▶ _What is asked_
Quote exactly, and only, the lines from the one with "Convert this diagram to TikZ code." down to the one with "(0,0) rectangle (1179,436);", both included.

▶ _Working data_
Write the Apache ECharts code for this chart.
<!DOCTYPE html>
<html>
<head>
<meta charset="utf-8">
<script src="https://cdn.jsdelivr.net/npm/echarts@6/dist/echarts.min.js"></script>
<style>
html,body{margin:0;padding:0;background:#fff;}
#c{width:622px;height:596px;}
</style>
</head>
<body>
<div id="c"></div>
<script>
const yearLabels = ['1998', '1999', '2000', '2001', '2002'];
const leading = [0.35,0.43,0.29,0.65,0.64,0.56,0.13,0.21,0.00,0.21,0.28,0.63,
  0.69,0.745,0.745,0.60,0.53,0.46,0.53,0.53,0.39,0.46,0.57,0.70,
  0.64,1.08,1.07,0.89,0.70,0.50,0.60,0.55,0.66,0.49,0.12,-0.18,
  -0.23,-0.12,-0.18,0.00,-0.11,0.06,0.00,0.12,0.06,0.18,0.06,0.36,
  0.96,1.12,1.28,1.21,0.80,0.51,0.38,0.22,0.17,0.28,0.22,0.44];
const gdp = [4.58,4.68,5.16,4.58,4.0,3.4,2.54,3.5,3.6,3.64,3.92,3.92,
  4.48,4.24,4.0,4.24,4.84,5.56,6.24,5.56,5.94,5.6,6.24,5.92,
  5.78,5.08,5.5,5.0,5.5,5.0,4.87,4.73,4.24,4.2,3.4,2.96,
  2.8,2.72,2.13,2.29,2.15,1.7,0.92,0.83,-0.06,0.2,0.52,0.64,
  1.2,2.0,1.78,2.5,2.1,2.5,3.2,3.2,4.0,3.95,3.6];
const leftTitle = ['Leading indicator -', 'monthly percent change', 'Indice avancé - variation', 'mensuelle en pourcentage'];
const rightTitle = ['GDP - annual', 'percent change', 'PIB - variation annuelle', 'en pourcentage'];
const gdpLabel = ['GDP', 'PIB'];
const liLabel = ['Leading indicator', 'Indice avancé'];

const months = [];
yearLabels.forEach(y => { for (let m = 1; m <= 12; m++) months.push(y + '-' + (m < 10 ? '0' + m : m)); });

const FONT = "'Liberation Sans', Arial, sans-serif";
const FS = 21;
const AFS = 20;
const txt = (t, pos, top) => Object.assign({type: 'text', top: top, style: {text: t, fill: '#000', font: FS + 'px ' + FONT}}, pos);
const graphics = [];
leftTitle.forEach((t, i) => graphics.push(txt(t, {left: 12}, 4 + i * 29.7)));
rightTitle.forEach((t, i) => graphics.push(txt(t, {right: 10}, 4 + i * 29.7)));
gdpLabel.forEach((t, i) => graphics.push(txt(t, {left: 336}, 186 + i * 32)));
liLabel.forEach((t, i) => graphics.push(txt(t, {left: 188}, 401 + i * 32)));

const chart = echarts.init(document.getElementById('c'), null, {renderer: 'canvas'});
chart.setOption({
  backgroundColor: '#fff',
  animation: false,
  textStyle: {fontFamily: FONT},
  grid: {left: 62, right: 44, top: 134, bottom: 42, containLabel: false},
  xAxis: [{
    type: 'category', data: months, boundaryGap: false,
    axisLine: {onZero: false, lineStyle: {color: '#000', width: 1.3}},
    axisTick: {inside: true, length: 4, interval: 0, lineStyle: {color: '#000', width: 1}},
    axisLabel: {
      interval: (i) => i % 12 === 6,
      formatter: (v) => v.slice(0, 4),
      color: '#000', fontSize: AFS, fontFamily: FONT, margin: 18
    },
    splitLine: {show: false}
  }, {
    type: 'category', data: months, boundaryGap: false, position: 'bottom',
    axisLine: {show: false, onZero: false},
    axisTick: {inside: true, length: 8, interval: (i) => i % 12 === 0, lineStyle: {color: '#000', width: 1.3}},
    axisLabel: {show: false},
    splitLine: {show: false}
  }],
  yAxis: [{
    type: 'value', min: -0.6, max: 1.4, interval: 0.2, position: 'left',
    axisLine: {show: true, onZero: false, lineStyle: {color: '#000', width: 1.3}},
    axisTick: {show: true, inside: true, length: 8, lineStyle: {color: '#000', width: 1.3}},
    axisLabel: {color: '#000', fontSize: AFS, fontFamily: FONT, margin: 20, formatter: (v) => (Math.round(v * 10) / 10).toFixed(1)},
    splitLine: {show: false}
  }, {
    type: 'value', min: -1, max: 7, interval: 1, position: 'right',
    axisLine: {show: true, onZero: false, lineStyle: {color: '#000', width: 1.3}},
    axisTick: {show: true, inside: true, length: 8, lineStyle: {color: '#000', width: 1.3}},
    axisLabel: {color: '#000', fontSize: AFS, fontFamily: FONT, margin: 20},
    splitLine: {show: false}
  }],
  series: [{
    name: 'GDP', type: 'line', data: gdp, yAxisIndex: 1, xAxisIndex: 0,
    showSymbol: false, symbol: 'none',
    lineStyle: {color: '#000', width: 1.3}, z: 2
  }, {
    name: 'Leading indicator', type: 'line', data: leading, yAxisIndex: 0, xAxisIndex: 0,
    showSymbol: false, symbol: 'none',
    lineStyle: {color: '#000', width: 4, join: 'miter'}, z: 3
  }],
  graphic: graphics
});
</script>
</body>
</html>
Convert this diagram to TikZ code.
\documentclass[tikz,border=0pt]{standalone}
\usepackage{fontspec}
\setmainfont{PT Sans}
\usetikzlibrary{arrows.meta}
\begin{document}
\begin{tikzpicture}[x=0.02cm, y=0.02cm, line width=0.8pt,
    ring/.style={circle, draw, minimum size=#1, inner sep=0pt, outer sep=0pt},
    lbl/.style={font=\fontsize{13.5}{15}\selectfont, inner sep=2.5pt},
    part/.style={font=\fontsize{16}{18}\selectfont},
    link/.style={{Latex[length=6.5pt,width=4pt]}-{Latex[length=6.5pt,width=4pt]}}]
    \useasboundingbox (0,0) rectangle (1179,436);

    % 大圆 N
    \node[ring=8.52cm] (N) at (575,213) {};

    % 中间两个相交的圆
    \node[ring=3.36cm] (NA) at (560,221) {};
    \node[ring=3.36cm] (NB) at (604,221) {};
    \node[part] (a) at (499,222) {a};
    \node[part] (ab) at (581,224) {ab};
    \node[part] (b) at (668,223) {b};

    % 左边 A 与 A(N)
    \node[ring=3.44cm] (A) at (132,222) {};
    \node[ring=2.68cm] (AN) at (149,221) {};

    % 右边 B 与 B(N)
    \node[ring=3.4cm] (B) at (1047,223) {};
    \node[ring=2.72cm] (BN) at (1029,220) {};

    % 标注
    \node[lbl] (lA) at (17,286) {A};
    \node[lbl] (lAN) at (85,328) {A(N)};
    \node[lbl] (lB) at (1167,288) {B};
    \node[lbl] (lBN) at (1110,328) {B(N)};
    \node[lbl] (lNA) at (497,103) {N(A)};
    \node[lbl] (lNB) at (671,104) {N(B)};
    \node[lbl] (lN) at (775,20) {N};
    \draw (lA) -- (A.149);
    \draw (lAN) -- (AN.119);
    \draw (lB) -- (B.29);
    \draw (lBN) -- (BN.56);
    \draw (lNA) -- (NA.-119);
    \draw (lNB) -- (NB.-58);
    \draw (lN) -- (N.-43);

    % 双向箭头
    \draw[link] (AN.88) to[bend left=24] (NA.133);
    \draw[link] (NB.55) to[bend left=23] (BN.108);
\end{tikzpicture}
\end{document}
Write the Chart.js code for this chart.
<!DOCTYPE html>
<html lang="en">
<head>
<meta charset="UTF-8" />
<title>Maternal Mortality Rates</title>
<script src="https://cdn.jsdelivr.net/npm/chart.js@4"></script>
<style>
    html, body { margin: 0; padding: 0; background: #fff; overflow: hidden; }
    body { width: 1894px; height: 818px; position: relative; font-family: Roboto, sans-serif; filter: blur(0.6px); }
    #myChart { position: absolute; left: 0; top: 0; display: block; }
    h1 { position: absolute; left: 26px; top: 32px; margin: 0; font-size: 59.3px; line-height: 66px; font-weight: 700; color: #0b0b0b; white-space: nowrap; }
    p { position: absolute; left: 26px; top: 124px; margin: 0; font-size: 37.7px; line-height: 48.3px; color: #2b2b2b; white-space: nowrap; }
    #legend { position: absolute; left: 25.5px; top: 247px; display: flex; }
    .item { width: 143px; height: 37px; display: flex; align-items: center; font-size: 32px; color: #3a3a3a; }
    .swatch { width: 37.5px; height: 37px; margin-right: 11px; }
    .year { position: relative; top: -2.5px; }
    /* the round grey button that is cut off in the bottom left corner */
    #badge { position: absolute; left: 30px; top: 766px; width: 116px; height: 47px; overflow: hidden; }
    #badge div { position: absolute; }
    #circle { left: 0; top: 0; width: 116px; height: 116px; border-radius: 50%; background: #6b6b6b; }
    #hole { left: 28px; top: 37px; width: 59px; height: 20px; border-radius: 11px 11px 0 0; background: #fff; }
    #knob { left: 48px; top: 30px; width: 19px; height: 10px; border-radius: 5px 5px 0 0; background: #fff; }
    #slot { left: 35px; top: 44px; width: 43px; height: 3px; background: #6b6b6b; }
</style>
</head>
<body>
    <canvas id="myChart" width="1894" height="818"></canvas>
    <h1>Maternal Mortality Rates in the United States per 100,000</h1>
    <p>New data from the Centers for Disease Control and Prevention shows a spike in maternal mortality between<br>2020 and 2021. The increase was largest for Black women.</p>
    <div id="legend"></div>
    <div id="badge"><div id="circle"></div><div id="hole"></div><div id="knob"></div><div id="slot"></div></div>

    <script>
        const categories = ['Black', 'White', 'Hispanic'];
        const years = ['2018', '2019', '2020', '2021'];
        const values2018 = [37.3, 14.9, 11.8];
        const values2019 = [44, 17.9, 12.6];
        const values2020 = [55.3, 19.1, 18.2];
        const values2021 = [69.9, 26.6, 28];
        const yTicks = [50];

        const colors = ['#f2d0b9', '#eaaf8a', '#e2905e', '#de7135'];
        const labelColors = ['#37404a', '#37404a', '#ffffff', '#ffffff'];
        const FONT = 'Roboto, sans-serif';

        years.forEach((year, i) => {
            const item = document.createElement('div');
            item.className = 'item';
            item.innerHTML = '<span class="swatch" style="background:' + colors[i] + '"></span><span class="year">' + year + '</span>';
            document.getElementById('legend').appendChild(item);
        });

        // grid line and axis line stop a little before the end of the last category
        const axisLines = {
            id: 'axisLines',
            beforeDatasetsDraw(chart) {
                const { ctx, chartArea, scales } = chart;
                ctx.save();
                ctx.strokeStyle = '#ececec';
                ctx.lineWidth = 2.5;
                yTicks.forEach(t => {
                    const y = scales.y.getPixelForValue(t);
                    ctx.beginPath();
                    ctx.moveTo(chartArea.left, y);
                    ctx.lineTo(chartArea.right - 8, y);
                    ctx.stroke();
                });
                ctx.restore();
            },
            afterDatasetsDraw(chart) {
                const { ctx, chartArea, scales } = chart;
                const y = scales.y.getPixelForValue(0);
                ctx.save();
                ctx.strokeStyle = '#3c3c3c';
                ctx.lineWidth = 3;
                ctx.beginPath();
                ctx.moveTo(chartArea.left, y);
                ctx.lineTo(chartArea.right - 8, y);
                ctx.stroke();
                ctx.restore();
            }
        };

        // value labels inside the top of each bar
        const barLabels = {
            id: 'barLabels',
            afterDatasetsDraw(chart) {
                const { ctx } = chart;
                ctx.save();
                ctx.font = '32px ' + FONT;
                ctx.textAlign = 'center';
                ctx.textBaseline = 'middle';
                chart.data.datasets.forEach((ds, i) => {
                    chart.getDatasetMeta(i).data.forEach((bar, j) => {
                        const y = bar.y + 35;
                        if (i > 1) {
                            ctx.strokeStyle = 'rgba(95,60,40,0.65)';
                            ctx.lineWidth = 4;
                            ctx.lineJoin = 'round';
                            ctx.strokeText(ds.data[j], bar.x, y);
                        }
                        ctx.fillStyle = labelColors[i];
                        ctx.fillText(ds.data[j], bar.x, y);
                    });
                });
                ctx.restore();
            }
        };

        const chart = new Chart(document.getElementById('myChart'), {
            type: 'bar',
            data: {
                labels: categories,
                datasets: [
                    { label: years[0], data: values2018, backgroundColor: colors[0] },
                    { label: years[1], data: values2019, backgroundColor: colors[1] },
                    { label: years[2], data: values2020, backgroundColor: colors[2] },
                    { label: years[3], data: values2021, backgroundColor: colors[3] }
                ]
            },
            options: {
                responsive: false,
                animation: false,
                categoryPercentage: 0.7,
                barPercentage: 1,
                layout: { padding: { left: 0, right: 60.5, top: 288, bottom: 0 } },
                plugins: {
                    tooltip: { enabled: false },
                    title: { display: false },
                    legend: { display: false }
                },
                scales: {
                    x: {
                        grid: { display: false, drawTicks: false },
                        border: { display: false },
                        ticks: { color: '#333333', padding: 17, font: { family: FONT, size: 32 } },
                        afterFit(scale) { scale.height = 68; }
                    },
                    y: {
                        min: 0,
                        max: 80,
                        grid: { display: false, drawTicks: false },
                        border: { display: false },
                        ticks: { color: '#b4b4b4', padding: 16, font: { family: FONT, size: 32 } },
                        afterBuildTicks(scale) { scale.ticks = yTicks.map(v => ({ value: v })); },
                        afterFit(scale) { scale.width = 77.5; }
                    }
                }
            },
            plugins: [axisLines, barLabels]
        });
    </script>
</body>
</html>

▶ _Result of this exercise_
Convert this diagram to TikZ code.
\documentclass[tikz,border=0pt]{standalone}
\usepackage{fontspec}
\setmainfont{PT Sans}
\usetikzlibrary{arrows.meta}
\begin{document}
\begin{tikzpicture}[x=0.02cm, y=0.02cm, line width=0.8pt,
    ring/.style={circle, draw, minimum size=#1, inner sep=0pt, outer sep=0pt},
    lbl/.style={font=\fontsize{13.5}{15}\selectfont, inner sep=2.5pt},
    part/.style={font=\fontsize{16}{18}\selectfont},
    link/.style={{Latex[length=6.5pt,width=4pt]}-{Latex[length=6.5pt,width=4pt]}}]
    \useasboundingbox (0,0) rectangle (1179,436);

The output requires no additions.